Kembali soal kecoa. Binatang ini adalah insekta dari ordo Blattodea yang terdiri dari 4.500 spesies dalam 6 familia. Yang sering kita jumpai disini, kecoa memiliki tubuh kecil, berwarna coklat gelap. Dari penampilannya --yang bagi banyak orang dianggap menjijikkan-- binatang ini seolah tidak berguna. Lalu mengapa Tuhan menciptakannya jika tak berguna? Nah itu dia…

Lha kita para manusia ini seringkali mengabaikan yang ‘kecil’. Selalu memburu hal-hal besar, padahal yang besar itu adalah kumpulan dari yang kecil-kecil. Uang 100 juta adalah kumpulan dari uang 1000 atau 100 ribuan. Melupakan yang kecil sama artinya mencederai cita-cita besar kita sendiri. Melukai rakyat kecil sama artinya menghianati cita-cita bangsa. Nah inilah yang terjadi saat ini. Korupsi merajalela dan proses pencegahannya hanya setengah hati, pengangguran terdidik sudah lebih dari 4,5 juta jumlahnya, harga BBM naik disusul kenaikana harga sembako sementara pendapatan masyarakat tidak beringsut naik, korban Lumpur Lapindo selalu berhadapan dengan tembok, bahan bakar minyak tanah di konversi ke LPG tapi gas langka, parlemen seharusnya menyuarakan kepentingan rakyat banyak eh malah ramai-ramai berkomplot memakan duit rakyat, pelanggar HAM dibiarkan bahkan dilupakan begitu saja tanpa ada proses hukum yang jelas, dan masih banyak lagi. Dan itu semua membuat ‘rakyat kecil’ terluka!

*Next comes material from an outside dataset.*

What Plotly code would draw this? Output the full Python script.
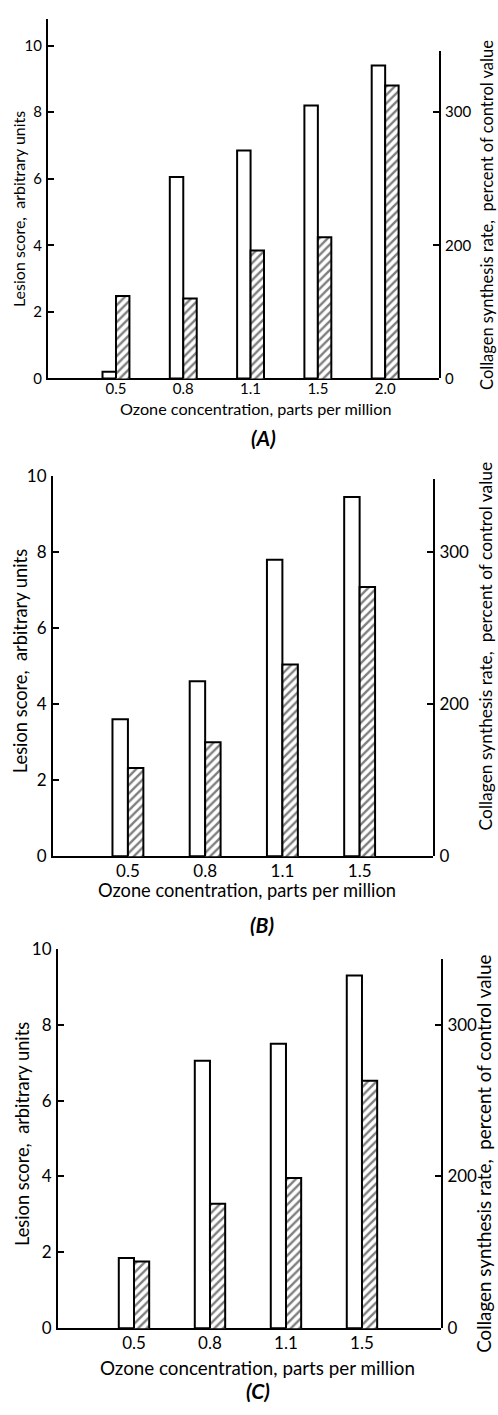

Para penyelenggara Negara ini –mungkin- tidak pernah belajat pada sejarah, tidak memedulikan hal-hal kecil dan hanya terobsesi oleh hal-hal besar saja. Kemudian memperlakukan ‘orang kecil’ selayaknya kecoa, yang seolah tak berguna, tak memiliki kepentingan dan hanya layak untuk di injak-injak.


Hati-hati, jika “kecoa-kecoa” ini (4,5 juta lebih pengangguran, jutaan korban keserakahan penyelenggara Negara, jutaan masyarakat yang ditelantarkan oleh sistem pemerintahan, jutaan petani dan nelayan yang selalu jadi korban, jutaan pekerja yang tak diberikan perlindungan rasa keadilan, dll) berkumpul dan bersatu dalam satu barisan perlawanan… hmmm… aku sungguh tak bisa membayangkan apa yang bakal terjadi. Tanda-tanda sudah jelas, 60% penduduk negeri ini adalah GOLPUT, lantaran tidak ada yang bisa mereka percayai.


Mari kita berguru pada kecoa.


Kecoa memili dua antena dan kaki-kaki dengan rabut-rambut halusnya sebagai penala getaran. Ia memiliki reaksi senso-motorik, jika merasakan getaran mampu bereaksi secara cepat hingga 15-20 milidetik atau lebih cepat dari kedipan mata. Jadi jangan heran ketika anda melihat kecoa di meja, dan anda baru mau mengambil penebah untuk mengusirnya, kecoa itu sudah hilang dari hadapan anda.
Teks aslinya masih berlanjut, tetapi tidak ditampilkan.